Deraniyagala's beaked whale can also stay underwater for hours before surfacing to breathe. In 2019, a group of researchers observed beaked whales taking 3 short dives of between 14 and 18 minutes, briefly surfacing in between for 1–5 minutes. Then, after a fourth dive, the whales stayed submerged for 1.8 hours before resurfacing. This suggests that like most other mesoplodonts, Deraniyagala's beaked whale is capable of staying submerged for hours at a time.

==Conservation==

Plastic pollution is a major issue threatening the lives of beaked whales such as M. hotaula. When plastics are ingested, they can cause blockages or tears in the digestive system, preventing the animal from properly digesting food and leading to malnutrition. Plastics can also release toxins into the animal's body, causing chemical poisoning. In addition to the direct physical impacts, ingestion of plastics can also negatively affect the behavior and reproductive success of marine animals.

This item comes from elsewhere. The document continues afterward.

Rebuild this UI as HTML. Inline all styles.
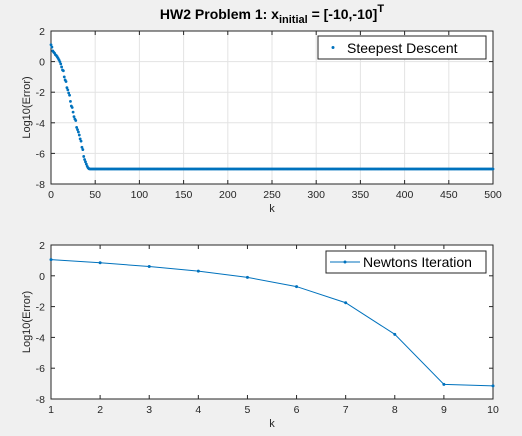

Other ocean debris have been mentioned as possible threats for Deraniyagala's beaked whale. The individuals suspected to be members of the species sighted in 2019 had unusual indentations on the lips, which researchers believed could have been caused by marine debris or fishing line. Additionally, a stranded individual was found in on a beach in the Philippines in 2012, and died shortly after it was found. Further examination revealed that the whale had only a black rope and a piece of coal in its stomach. Researchers believed that the consumption of these items could have led to the whale's death.